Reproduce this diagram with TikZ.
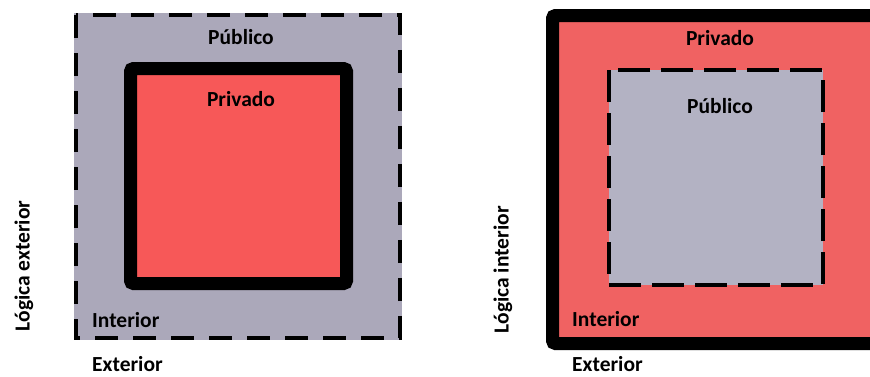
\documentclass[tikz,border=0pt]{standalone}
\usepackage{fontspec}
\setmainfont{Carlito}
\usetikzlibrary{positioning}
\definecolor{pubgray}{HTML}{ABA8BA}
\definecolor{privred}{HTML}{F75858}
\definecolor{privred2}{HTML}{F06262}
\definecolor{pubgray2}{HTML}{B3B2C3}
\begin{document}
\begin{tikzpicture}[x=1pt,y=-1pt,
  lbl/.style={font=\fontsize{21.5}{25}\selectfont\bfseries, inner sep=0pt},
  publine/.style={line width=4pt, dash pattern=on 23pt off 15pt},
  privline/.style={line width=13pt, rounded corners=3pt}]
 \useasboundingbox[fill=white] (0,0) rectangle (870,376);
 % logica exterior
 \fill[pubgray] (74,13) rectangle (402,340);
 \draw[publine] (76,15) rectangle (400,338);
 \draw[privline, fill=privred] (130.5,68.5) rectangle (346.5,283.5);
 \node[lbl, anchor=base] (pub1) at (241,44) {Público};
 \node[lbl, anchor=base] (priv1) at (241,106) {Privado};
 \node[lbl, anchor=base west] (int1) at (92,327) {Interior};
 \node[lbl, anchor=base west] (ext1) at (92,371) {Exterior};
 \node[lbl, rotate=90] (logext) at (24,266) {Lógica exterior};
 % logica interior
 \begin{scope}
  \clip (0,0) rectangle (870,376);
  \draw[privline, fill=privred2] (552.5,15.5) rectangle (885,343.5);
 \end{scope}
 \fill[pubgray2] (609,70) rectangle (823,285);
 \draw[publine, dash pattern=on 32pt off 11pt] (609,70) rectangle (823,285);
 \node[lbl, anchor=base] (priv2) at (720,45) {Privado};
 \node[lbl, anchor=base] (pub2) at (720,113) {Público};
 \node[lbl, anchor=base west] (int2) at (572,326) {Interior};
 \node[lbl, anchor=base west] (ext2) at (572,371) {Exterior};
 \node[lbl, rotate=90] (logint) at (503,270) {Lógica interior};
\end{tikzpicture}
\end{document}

▶ WRITTEN PROBLEM
Leave the images out and output the remaining material exactly as it stands.

▶ EXERCISE RESULT
Reproduce this diagram with TikZ.
\documentclass[tikz,border=0pt]{standalone}
\usepackage{fontspec}
\setmainfont{Carlito}
\usetikzlibrary{positioning}
\definecolor{pubgray}{HTML}{ABA8BA}
\definecolor{privred}{HTML}{F75858}
\definecolor{privred2}{HTML}{F06262}
\definecolor{pubgray2}{HTML}{B3B2C3}
\begin{document}
\begin{tikzpicture}[x=1pt,y=-1pt,
  lbl/.style={font=\fontsize{21.5}{25}\selectfont\bfseries, inner sep=0pt},
  publine/.style={line width=4pt, dash pattern=on 23pt off 15pt},
  privline/.style={line width=13pt, rounded corners=3pt}]
 \useasboundingbox[fill=white] (0,0) rectangle (870,376);
 % logica exterior
 \fill[pubgray] (74,13) rectangle (402,340);
 \draw[publine] (76,15) rectangle (400,338);
 \draw[privline, fill=privred] (130.5,68.5) rectangle (346.5,283.5);
 \node[lbl, anchor=base] (pub1) at (241,44) {Público};
 \node[lbl, anchor=base] (priv1) at (241,106) {Privado};
 \node[lbl, anchor=base west] (int1) at (92,327) {Interior};
 \node[lbl, anchor=base west] (ext1) at (92,371) {Exterior};
 \node[lbl, rotate=90] (logext) at (24,266) {Lógica exterior};
 % logica interior
 \begin{scope}
  \clip (0,0) rectangle (870,376);
  \draw[privline, fill=privred2] (552.5,15.5) rectangle (885,343.5);
 \end{scope}
 \fill[pubgray2] (609,70) rectangle (823,285);
 \draw[publine, dash pattern=on 32pt off 11pt] (609,70) rectangle (823,285);
 \node[lbl, anchor=base] (priv2) at (720,45) {Privado};
 \node[lbl, anchor=base] (pub2) at (720,113) {Público};
 \node[lbl, anchor=base west] (int2) at (572,326) {Interior};
 \node[lbl, anchor=base west] (ext2) at (572,371) {Exterior};
 \node[lbl, rotate=90] (logint) at (503,270) {Lógica interior};
\end{tikzpicture}
\end{document}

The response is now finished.